アトリエに参加してくださったみなさん、そして写真の許可をくださったみなさん、本当にありがとうございました。


アトリエ自体は本当にいつも通りあっという間に過ぎてしまうもので、場があたたまってきた頃には終わりの時間。いつも名残り惜しくてたまらないのですが「できたら教えてね」と声をかけながら、来た時よりも美しくの心で黙々と素材や道具をトランクにしまって帰路に。

わこさんとも帰り道にアトリエ時間を振り返りながらじんわりあたたかい余韻を抱きしめ、随分軽くなったトランクを抱えて大阪に戻りました。

アトリエを終えて

今回のアトリエでも、わこさんや学生さんから「アトリエで使ってください」と、たくさんのすてきな記憶の欠片をいただきました。

いただいたシールはお越しくださったみなさんが探しやすいように、テーマ別にシール帖に貼りなおして保管しているのですが、シールを台紙から剥がす時の感触で「あぁ、このシールはきっと、ずっと大切に持っておられた宝物だったんだろうな」と気づくことがあります。

そんな大切な宝物に宿る記憶や想いは不思議と伝わるのか、少しあとに別の場所でひらいたアトリエで、子どもたちが目をキラキラさせて手にとってくれていました。

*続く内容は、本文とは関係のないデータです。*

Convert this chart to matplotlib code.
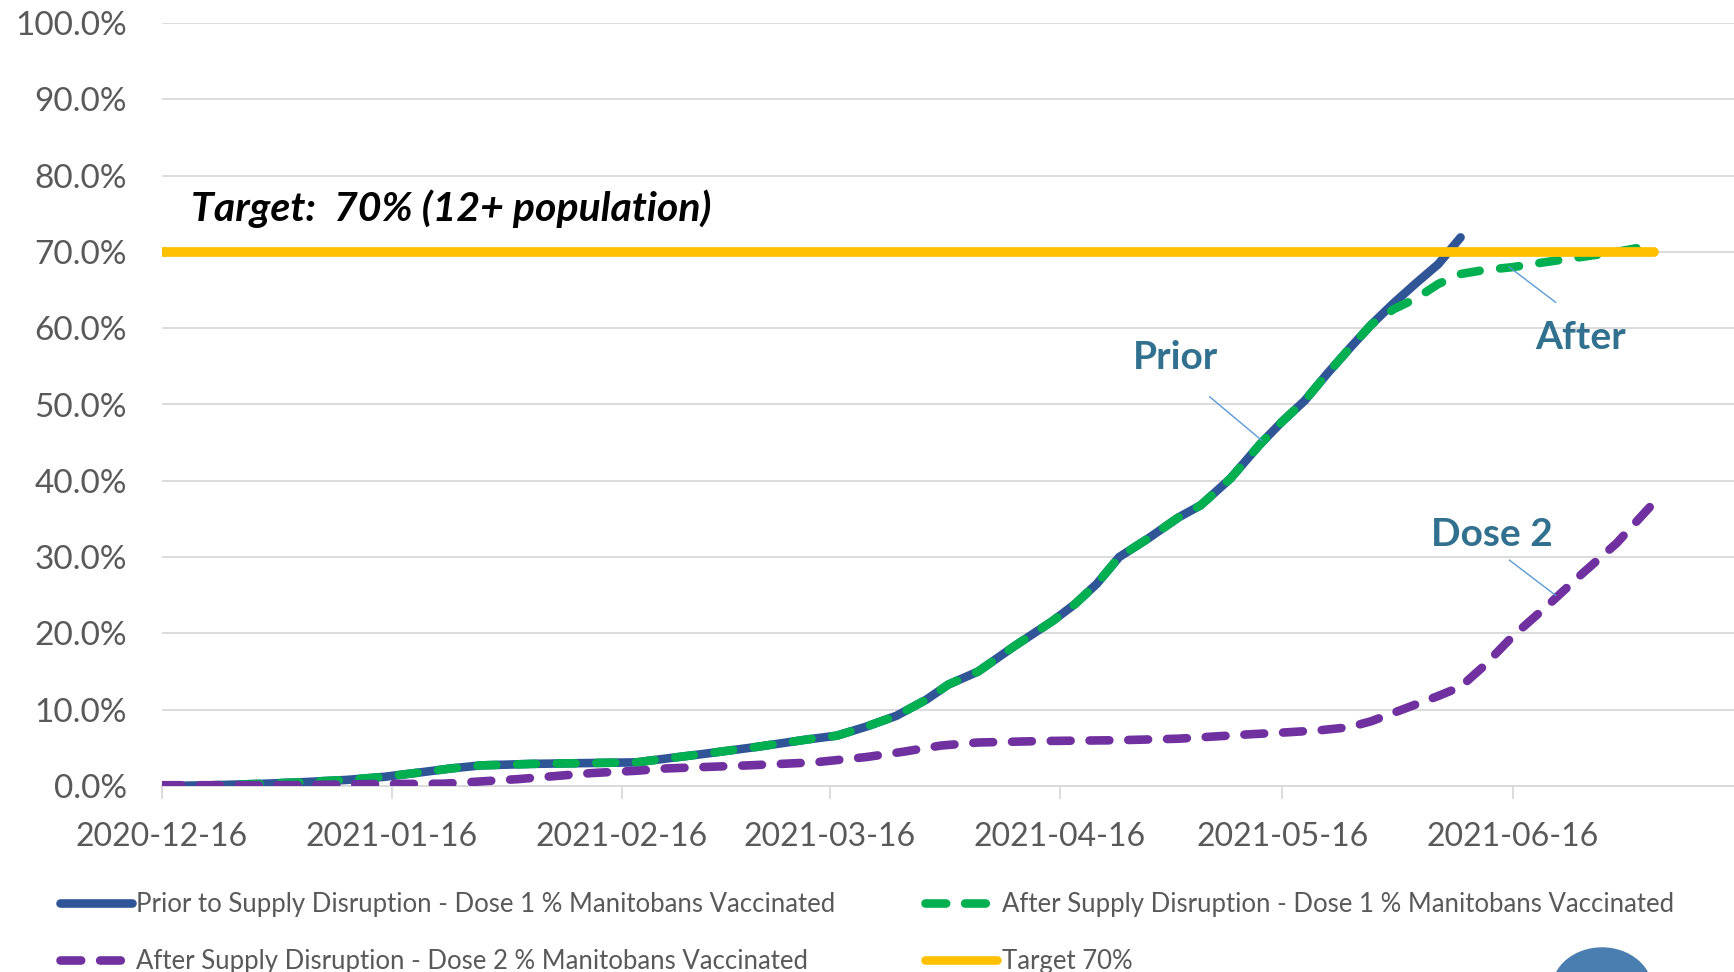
import matplotlib
matplotlib.use("Agg")
import matplotlib.pyplot as plt
import matplotlib.dates as mdates
from matplotlib.lines import Line2D
from matplotlib.patches import Ellipse
import pandas as pd

# --------------------------------------------------------------------------
# Data (% of Manitobans vaccinated)
# --------------------------------------------------------------------------
dose1_dates = ["2020-12-16", "2020-12-23", "2020-12-30", "2021-01-04", "2021-01-10",
               "2021-01-15", "2021-01-20", "2021-01-24", "2021-01-28", "2021-02-04",
               "2021-02-11", "2021-02-18", "2021-02-22", "2021-02-27", "2021-03-06",
               "2021-03-13", "2021-03-17", "2021-03-21", "2021-03-25", "2021-03-29",
               "2021-04-01", "2021-04-05", "2021-04-10", "2021-04-15", "2021-04-18",
               "2021-04-21", "2021-04-24", "2021-04-28", "2021-05-02", "2021-05-05",
               "2021-05-09", "2021-05-13", "2021-05-16", "2021-05-19", "2021-05-22",
               "2021-05-25", "2021-05-28"]
dose1_common = [0.0, 0.1, 0.3, 0.5, 0.8,
                1.2, 1.8, 2.3, 2.7, 2.9,
                3.0, 3.1, 3.6, 4.2, 5.1,
                6.1, 6.6, 7.8, 9.2, 11.3,
                13.3, 15.0, 18.4, 21.6, 23.8,
                26.5, 30.0, 32.5, 35.2, 36.8,
                40.3, 44.8, 47.8, 50.5, 54.0,
                57.3, 60.5]

prior_tail_dates = ["2021-05-31", "2021-06-03", "2021-06-06", "2021-06-09"]
prior_tail = [63.3, 65.9, 68.4, 71.9]

after_tail_dates = ["2021-05-31", "2021-06-03", "2021-06-06", "2021-06-09", "2021-06-12",
                    "2021-06-16", "2021-06-20", "2021-06-25", "2021-06-30", "2021-07-05"]
after_tail = [62.5, 63.9, 65.8, 67.1, 67.6,
              68.0, 68.6, 69.3, 70.0, 70.9]

dose2_dates = ["2020-12-16", "2020-12-30", "2021-01-06", "2021-01-13", "2021-01-23",
               "2021-01-28", "2021-02-02", "2021-02-07", "2021-02-12", "2021-02-18",
               "2021-02-22", "2021-03-05", "2021-03-14", "2021-03-21", "2021-03-26",
               "2021-03-31", "2021-04-05", "2021-04-14", "2021-04-24", "2021-05-02",
               "2021-05-12", "2021-05-16", "2021-05-21", "2021-05-25", "2021-05-28",
               "2021-05-31", "2021-06-06", "2021-06-09", "2021-06-12", "2021-06-16",
               "2021-06-21", "2021-06-25", "2021-06-30", "2021-07-05"]
dose2 = [0.1, 0.1, 0.15, 0.25, 0.3,
         0.6, 0.9, 1.3, 1.7, 2.0,
         2.3, 2.7, 3.1, 3.8, 4.5,
         5.3, 5.7, 5.9, 6.0, 6.2,
         6.8, 7.0, 7.3, 7.7, 8.5,
         9.6, 11.8, 13.0, 15.6, 19.6,
         23.9, 27.5, 31.8, 37.1]

target_dates = ["2020-12-16", "2021-07-05"]
target = [70.0, 70.0]

y_ticks = [0, 10, 20, 30, 40, 50, 60, 70, 80, 90, 100]

labels = ["Prior to Supply Disruption - Dose 1 % Manitobans Vaccinated",
          "After Supply Disruption - Dose 1 % Manitobans Vaccinated",
          "After Supply Disruption - Dose 2 % Manitobans Vaccinated",
          "Target 70%"]

# --------------------------------------------------------------------------
# Style
# --------------------------------------------------------------------------
BLUE = "#2F5597"
GREEN = "#00B050"
PURPLE = "#7030A0"
YELLOW = "#FFC000"
GRID = "#D9D9D9"
TEXT = "#595959"
ANNOT = "#31708F"
LEADER = "#5B9BD5"

plt.rcParams["font.family"] = ["Lato", "DejaVu Sans"]

fig = plt.figure(figsize=(17.34, 9.72), dpi=100)
ax = fig.add_axes([161.5 / 1734, 186 / 972, 1 - 161.5 / 1734, 763 / 972])

prior_x = pd.to_datetime(dose1_dates + prior_tail_dates)
prior_y = [v / 100 for v in dose1_common + prior_tail]
after_x = pd.to_datetime(dose1_dates + after_tail_dates)
after_y = [v / 100 for v in dose1_common + after_tail]

lw = 6.2
ax.plot(prior_x, prior_y, color=BLUE, lw=lw, solid_capstyle="round",
        solid_joinstyle="round", zorder=3)
ax.plot(after_x, after_y, color=GREEN, lw=lw, dashes=(2.2, 2.4),
        dash_capstyle="round", dash_joinstyle="round", zorder=4)
ax.plot(pd.to_datetime(dose2_dates), [v / 100 for v in dose2], color=PURPLE, lw=lw,
        dashes=(2.3, 2.2), dash_capstyle="round", dash_joinstyle="round", zorder=4)
ax.plot(pd.to_datetime(target_dates), [v / 100 for v in target], color=YELLOW, lw=7,
        solid_capstyle="round", zorder=5)

# axes
ax.set_xlim(pd.Timestamp("2020-12-16"), pd.Timestamp("2021-07-15 20:00"))
ax.set_ylim(0, 1)
ax.set_yticks([t / 100 for t in y_ticks])
ax.yaxis.set_major_formatter(lambda v, p: f"{v * 100:.1f}%")
ax.xaxis.set_major_locator(mdates.MonthLocator(bymonthday=16))
ax.xaxis.set_major_formatter(mdates.DateFormatter("%Y-%m-%d"))

for s in ["top", "right", "left"]:
    ax.spines[s].set_visible(False)
ax.spines["bottom"].set_color(GRID)
ax.spines["bottom"].set_linewidth(1.3)
ax.grid(axis="y", color=GRID, lw=1.3, zorder=0)
ax.set_axisbelow(True)
ax.tick_params(axis="y", length=0, pad=25, labelsize=24, labelcolor=TEXT)
ax.tick_params(axis="x", length=9, width=1.3, color=GRID, pad=17,
               labelsize=23, labelcolor=TEXT)

# annotations
ax.text(pd.Timestamp("2020-12-20"), 0.756, "Target:  70% (12+ population)",
        fontsize=29.5, fontweight="bold", fontstyle="italic", color="black",
        ha="left", va="center")

ax.text(pd.Timestamp("2021-05-01 14:00"), 0.561, "Prior", fontsize=28,
        fontweight="bold", color=ANNOT, ha="center", va="center")
ax.plot(pd.to_datetime(["2021-05-06 05:00", "2021-05-13 05:00"]), [0.510, 0.453],
        color=LEADER, lw=1, zorder=6)

ax.text(pd.Timestamp("2021-06-25 05:00"), 0.588, "After", fontsize=28,
        fontweight="bold", color=ANNOT, ha="center", va="center")
ax.plot(pd.to_datetime(["2021-06-15 14:00", "2021-06-21 19:00"]), [0.680, 0.634],
        color=LEADER, lw=1, zorder=6)

ax.text(pd.Timestamp("2021-06-13 05:00"), 0.329, "Dose 2", fontsize=28,
        fontweight="bold", color=ANNOT, ha="center", va="center")
ax.plot(pd.to_datetime(["2021-06-15 14:00", "2021-06-21 19:00"]), [0.296, 0.250],
        color=LEADER, lw=1, zorder=6)

# legend
handles = [
    Line2D([], [], color=BLUE, lw=lw, solid_capstyle="round"),
    Line2D([], [], color=PURPLE, lw=lw, dashes=(2.4, 2.2), dash_capstyle="round"),
    Line2D([], [], color=GREEN, lw=lw, dashes=(2.4, 2.2), dash_capstyle="round"),
    Line2D([], [], color=YELLOW, lw=lw, solid_capstyle="round"),
]
leg_labels = [labels[0], labels[2], labels[1], labels[3]]
fig.legend(handles, leg_labels, loc="center left", bbox_to_anchor=(60 / 1734, 0.040),
           ncol=2, frameon=False, fontsize=18.5, labelcolor=TEXT, handlelength=2.8,
           handletextpad=0.17, columnspacing=3.5, labelspacing=1.25,
           borderpad=0, borderaxespad=0)

# partial logo shape in the lower right corner
fig.add_artist(Ellipse((1602 / 1734, -0.0185), 100 / 1734, 84 / 972,
                       transform=fig.transFigure, color="#4A7DB0", clip_on=False))

fig.savefig("out.png", dpi=100)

こうして大切な記憶を寄せてくださることへの感謝と、それを次の誰かに手渡せる喜びをあらためて感じながら、ありがとうございますの気持ちを添えて、今回のアトリエのレポートとさせていただきます。


レポート自体はささやかなものですが、みなさんの学び舎でわこさんと学生のみなさんと一緒に過ごすことができて、しあわせな時間でした。本当にありがとうございました。

みなさんの残りの学生生活、そしてこれからの日々も、あの日の空気のようにほんのりあたたかい微笑みや声に満ちた日々になりますようにと願っています。